Are you ready for your closeup? Do you understand STAR power?
Yes, I’m talking about behavior-based interviews, my all-time personal bane as a job seeker and maybe yours, too. These interviews tend to start off innocently enough:
- Tell me about a situation when circumstances required you to…
- Give me an example of a time when you…
- Describe for me the most important…
And then the level of difficulty increases. The recruiter’s questions start growing legs, even tentacles, and before long you’re choking. For example:
Tell me about the last directive from senior management that failed to achieve its desired goal. Why do you think it failed? What role did you play in the process or failure?
Another turn of the noose:
Give me an example of a time when you had to present material or implement a process you didn’t fully support. Did you voice your concern? How? Who did you voice your concern to?
You’re becoming apoplectic:
Describe a situation in which your leadership skills were rejected. Why were they rejected? How did you manage the situation?
OMG! Your mind is racing, your heart pounding, you’re breaking out in a sweat, you feel floored — “um, um…I, uh (gulp), well….” You try to deflect, to buy yourself some time. You ask the recruiter to clarify. If only you had come better prepared. Too late now.
So you scramble for an answer, feverishly sifting through the slot machine of long-buried images in your head, memories of past conversations, the failures to communicate, rejecting the scenarios that only make you look bad. You’re desperate to depict yourself and your past actions in a positive, make that a glowing, light. Ha! Fat chance! Then, having exhausted all your stratagems and the recruiter’s patience, the rambling ensues.
The verdict is a foregone conclusion: You just talked yourself out of a job.

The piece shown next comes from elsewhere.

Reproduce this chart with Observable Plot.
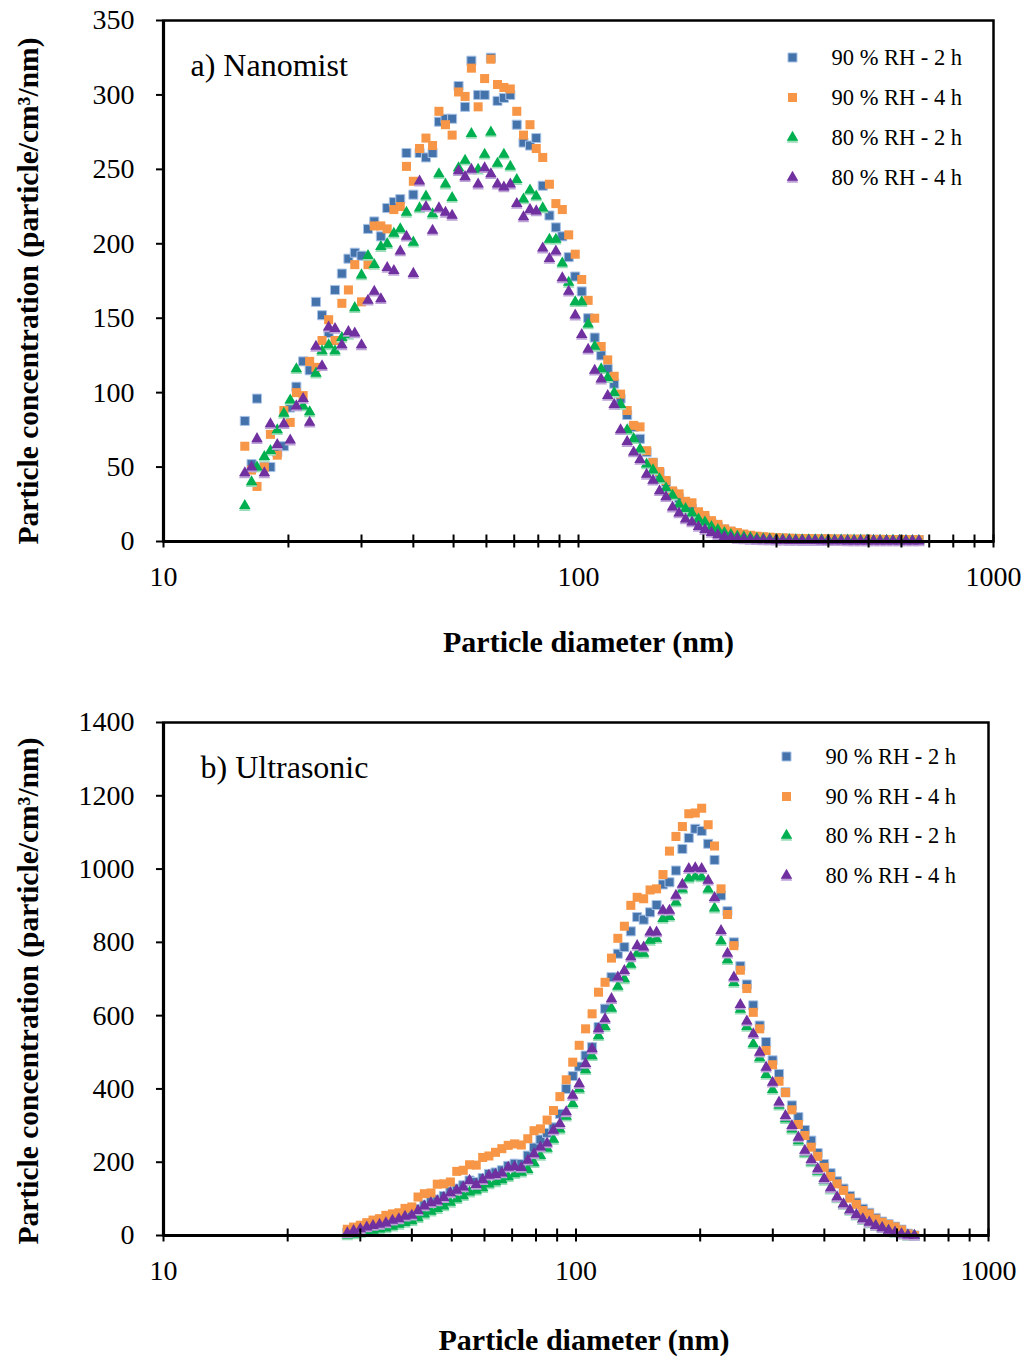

Don’t let the door hit you on the way out.
The STAR approach
Behavior-based questions require you to provide specific — not general or hypothetical — examples of how YOU handled work-related challenges in the past. Recruiters are sticklers about this. The person posing these questions will be assigning marks to each of your answers based on pre-established technical and performance-related criteria, such as competency, strategic and problem-solving ability, command skills, integrity and trust. Three strikes, maybe less, and you’re out. You can squirm, object, get angry, beg for more time, even walk out, or — best tactic of all — you can come prepared.
Situation —> Task —> Action —> Result, a.k.a. STAR and sometimes just plain old SAR, is a framework you must learn to master, or at least adopt, to succeed in answering behavior-based interview questions. You might even add a “Q,” for quantifiable, to this formula. Trust me, I’m still working on it, given how vivid are the memories of my own failed attempts at winging it.
You will have 90 seconds, up to a maximum of three minutes, to articulate your answers, ensuring your description of your actions and accomplishments adheres rigorously to this deceptively simple STAR(Q) outline. No deviations.
My best advice, based on painful experience: get a hold of some sample behavioral questions, carefully formulate and write out your answers, then commit them to memory. What’s more, consider how you might adapt your three or four strongest accomplishments to variations on these question types.